* Your task *
Copy everything in the data below exactly except the pictures.
━━━━━ Input rows
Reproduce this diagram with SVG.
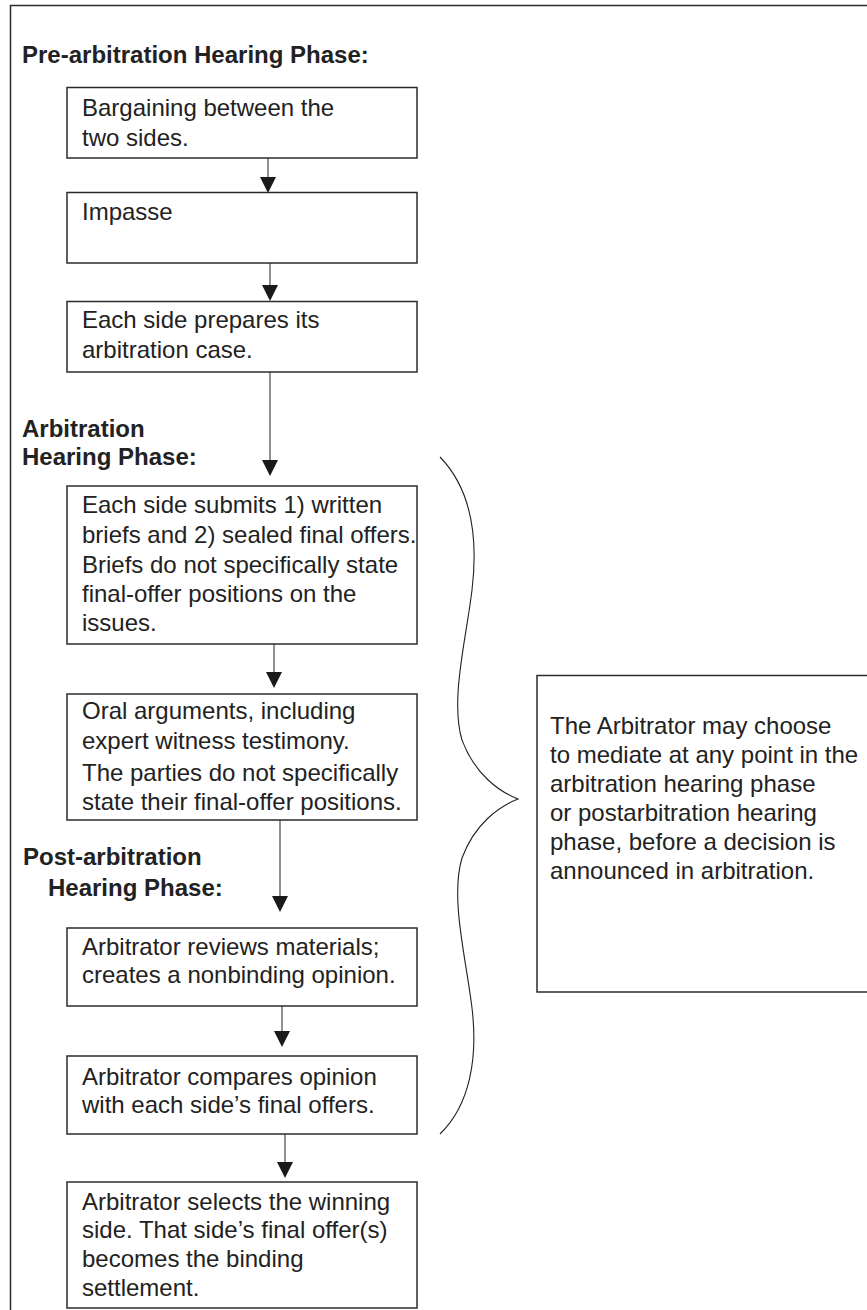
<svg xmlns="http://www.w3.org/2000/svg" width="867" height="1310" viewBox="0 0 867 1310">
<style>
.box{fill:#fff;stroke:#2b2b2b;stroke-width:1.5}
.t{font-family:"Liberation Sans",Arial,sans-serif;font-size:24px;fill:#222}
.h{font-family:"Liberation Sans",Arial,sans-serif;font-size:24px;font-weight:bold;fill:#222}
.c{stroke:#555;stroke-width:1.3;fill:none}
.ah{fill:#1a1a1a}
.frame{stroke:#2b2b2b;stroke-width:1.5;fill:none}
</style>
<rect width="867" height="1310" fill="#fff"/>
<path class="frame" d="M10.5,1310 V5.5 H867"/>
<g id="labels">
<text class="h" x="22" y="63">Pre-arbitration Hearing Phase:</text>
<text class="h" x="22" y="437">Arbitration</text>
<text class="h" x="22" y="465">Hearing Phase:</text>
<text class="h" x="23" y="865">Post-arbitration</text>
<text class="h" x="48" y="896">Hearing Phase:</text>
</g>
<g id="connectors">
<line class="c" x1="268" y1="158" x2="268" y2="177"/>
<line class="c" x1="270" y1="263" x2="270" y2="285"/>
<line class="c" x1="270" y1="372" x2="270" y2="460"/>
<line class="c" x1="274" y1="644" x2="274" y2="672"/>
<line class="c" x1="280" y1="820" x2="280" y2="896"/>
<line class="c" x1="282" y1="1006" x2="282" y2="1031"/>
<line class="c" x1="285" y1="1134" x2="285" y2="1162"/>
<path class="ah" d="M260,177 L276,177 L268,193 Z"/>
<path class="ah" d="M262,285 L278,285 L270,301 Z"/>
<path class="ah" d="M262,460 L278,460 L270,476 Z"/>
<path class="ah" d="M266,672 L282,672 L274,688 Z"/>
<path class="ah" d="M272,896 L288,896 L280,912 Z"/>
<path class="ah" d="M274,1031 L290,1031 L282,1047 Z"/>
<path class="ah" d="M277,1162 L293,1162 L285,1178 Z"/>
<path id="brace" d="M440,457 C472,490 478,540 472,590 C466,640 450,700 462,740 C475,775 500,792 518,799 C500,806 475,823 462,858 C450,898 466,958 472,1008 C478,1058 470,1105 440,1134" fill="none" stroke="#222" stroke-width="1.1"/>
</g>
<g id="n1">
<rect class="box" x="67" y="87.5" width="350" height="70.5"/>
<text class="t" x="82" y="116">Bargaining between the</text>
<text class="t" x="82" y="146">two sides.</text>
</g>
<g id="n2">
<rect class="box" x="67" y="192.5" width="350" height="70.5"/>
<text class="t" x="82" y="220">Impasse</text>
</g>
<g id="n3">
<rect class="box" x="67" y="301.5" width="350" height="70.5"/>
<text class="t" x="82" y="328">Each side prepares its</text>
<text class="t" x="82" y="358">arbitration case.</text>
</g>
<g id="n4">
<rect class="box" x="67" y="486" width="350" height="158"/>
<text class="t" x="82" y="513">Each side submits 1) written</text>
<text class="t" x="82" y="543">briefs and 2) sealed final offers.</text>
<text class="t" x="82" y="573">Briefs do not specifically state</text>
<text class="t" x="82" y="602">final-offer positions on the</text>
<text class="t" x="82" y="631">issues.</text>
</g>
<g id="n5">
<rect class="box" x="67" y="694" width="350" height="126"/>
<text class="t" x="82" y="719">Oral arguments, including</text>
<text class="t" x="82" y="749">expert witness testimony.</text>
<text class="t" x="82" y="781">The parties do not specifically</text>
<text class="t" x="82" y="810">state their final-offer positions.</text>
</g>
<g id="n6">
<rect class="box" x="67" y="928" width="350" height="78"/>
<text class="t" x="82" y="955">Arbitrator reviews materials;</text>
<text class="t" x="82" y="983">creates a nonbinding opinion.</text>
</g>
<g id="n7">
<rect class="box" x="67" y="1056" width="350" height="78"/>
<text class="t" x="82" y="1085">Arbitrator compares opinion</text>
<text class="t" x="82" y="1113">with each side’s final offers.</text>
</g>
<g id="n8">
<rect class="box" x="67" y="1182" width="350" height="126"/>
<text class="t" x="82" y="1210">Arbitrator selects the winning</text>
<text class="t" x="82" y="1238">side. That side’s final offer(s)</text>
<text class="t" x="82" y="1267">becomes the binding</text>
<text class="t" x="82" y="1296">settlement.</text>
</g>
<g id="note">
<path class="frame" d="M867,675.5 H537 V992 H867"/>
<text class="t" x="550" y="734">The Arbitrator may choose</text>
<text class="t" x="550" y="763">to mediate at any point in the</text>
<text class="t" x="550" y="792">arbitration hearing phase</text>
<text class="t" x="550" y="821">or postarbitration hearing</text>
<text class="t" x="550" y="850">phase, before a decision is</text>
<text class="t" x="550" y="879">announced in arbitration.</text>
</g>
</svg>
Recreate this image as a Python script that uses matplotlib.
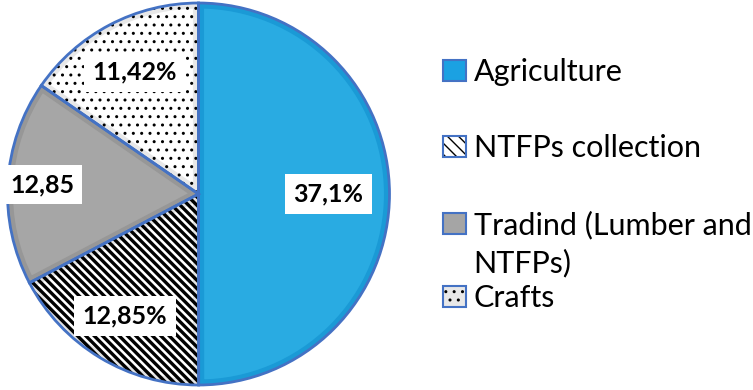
━━━━━━━━━━
* Solution below *
Reproduce this diagram with SVG.
<svg xmlns="http://www.w3.org/2000/svg" width="867" height="1310" viewBox="0 0 867 1310">
<style>
.box{fill:#fff;stroke:#2b2b2b;stroke-width:1.5}
.t{font-family:"Liberation Sans",Arial,sans-serif;font-size:24px;fill:#222}
.h{font-family:"Liberation Sans",Arial,sans-serif;font-size:24px;font-weight:bold;fill:#222}
.c{stroke:#555;stroke-width:1.3;fill:none}
.ah{fill:#1a1a1a}
.frame{stroke:#2b2b2b;stroke-width:1.5;fill:none}
</style>
<rect width="867" height="1310" fill="#fff"/>
<path class="frame" d="M10.5,1310 V5.5 H867"/>
<g id="labels">
<text class="h" x="22" y="63">Pre-arbitration Hearing Phase:</text>
<text class="h" x="22" y="437">Arbitration</text>
<text class="h" x="22" y="465">Hearing Phase:</text>
<text class="h" x="23" y="865">Post-arbitration</text>
<text class="h" x="48" y="896">Hearing Phase:</text>
</g>
<g id="connectors">
<line class="c" x1="268" y1="158" x2="268" y2="177"/>
<line class="c" x1="270" y1="263" x2="270" y2="285"/>
<line class="c" x1="270" y1="372" x2="270" y2="460"/>
<line class="c" x1="274" y1="644" x2="274" y2="672"/>
<line class="c" x1="280" y1="820" x2="280" y2="896"/>
<line class="c" x1="282" y1="1006" x2="282" y2="1031"/>
<line class="c" x1="285" y1="1134" x2="285" y2="1162"/>
<path class="ah" d="M260,177 L276,177 L268,193 Z"/>
<path class="ah" d="M262,285 L278,285 L270,301 Z"/>
<path class="ah" d="M262,460 L278,460 L270,476 Z"/>
<path class="ah" d="M266,672 L282,672 L274,688 Z"/>
<path class="ah" d="M272,896 L288,896 L280,912 Z"/>
<path class="ah" d="M274,1031 L290,1031 L282,1047 Z"/>
<path class="ah" d="M277,1162 L293,1162 L285,1178 Z"/>
<path id="brace" d="M440,457 C472,490 478,540 472,590 C466,640 450,700 462,740 C475,775 500,792 518,799 C500,806 475,823 462,858 C450,898 466,958 472,1008 C478,1058 470,1105 440,1134" fill="none" stroke="#222" stroke-width="1.1"/>
</g>
<g id="n1">
<rect class="box" x="67" y="87.5" width="350" height="70.5"/>
<text class="t" x="82" y="116">Bargaining between the</text>
<text class="t" x="82" y="146">two sides.</text>
</g>
<g id="n2">
<rect class="box" x="67" y="192.5" width="350" height="70.5"/>
<text class="t" x="82" y="220">Impasse</text>
</g>
<g id="n3">
<rect class="box" x="67" y="301.5" width="350" height="70.5"/>
<text class="t" x="82" y="328">Each side prepares its</text>
<text class="t" x="82" y="358">arbitration case.</text>
</g>
<g id="n4">
<rect class="box" x="67" y="486" width="350" height="158"/>
<text class="t" x="82" y="513">Each side submits 1) written</text>
<text class="t" x="82" y="543">briefs and 2) sealed final offers.</text>
<text class="t" x="82" y="573">Briefs do not specifically state</text>
<text class="t" x="82" y="602">final-offer positions on the</text>
<text class="t" x="82" y="631">issues.</text>
</g>
<g id="n5">
<rect class="box" x="67" y="694" width="350" height="126"/>
<text class="t" x="82" y="719">Oral arguments, including</text>
<text class="t" x="82" y="749">expert witness testimony.</text>
<text class="t" x="82" y="781">The parties do not specifically</text>
<text class="t" x="82" y="810">state their final-offer positions.</text>
</g>
<g id="n6">
<rect class="box" x="67" y="928" width="350" height="78"/>
<text class="t" x="82" y="955">Arbitrator reviews materials;</text>
<text class="t" x="82" y="983">creates a nonbinding opinion.</text>
</g>
<g id="n7">
<rect class="box" x="67" y="1056" width="350" height="78"/>
<text class="t" x="82" y="1085">Arbitrator compares opinion</text>
<text class="t" x="82" y="1113">with each side’s final offers.</text>
</g>
<g id="n8">
<rect class="box" x="67" y="1182" width="350" height="126"/>
<text class="t" x="82" y="1210">Arbitrator selects the winning</text>
<text class="t" x="82" y="1238">side. That side’s final offer(s)</text>
<text class="t" x="82" y="1267">becomes the binding</text>
<text class="t" x="82" y="1296">settlement.</text>
</g>
<g id="note">
<path class="frame" d="M867,675.5 H537 V992 H867"/>
<text class="t" x="550" y="734">The Arbitrator may choose</text>
<text class="t" x="550" y="763">to mediate at any point in the</text>
<text class="t" x="550" y="792">arbitration hearing phase</text>
<text class="t" x="550" y="821">or postarbitration hearing</text>
<text class="t" x="550" y="850">phase, before a decision is</text>
<text class="t" x="550" y="879">announced in arbitration.</text>
</g>
</svg>
Recreate this image as a Python script that uses matplotlib.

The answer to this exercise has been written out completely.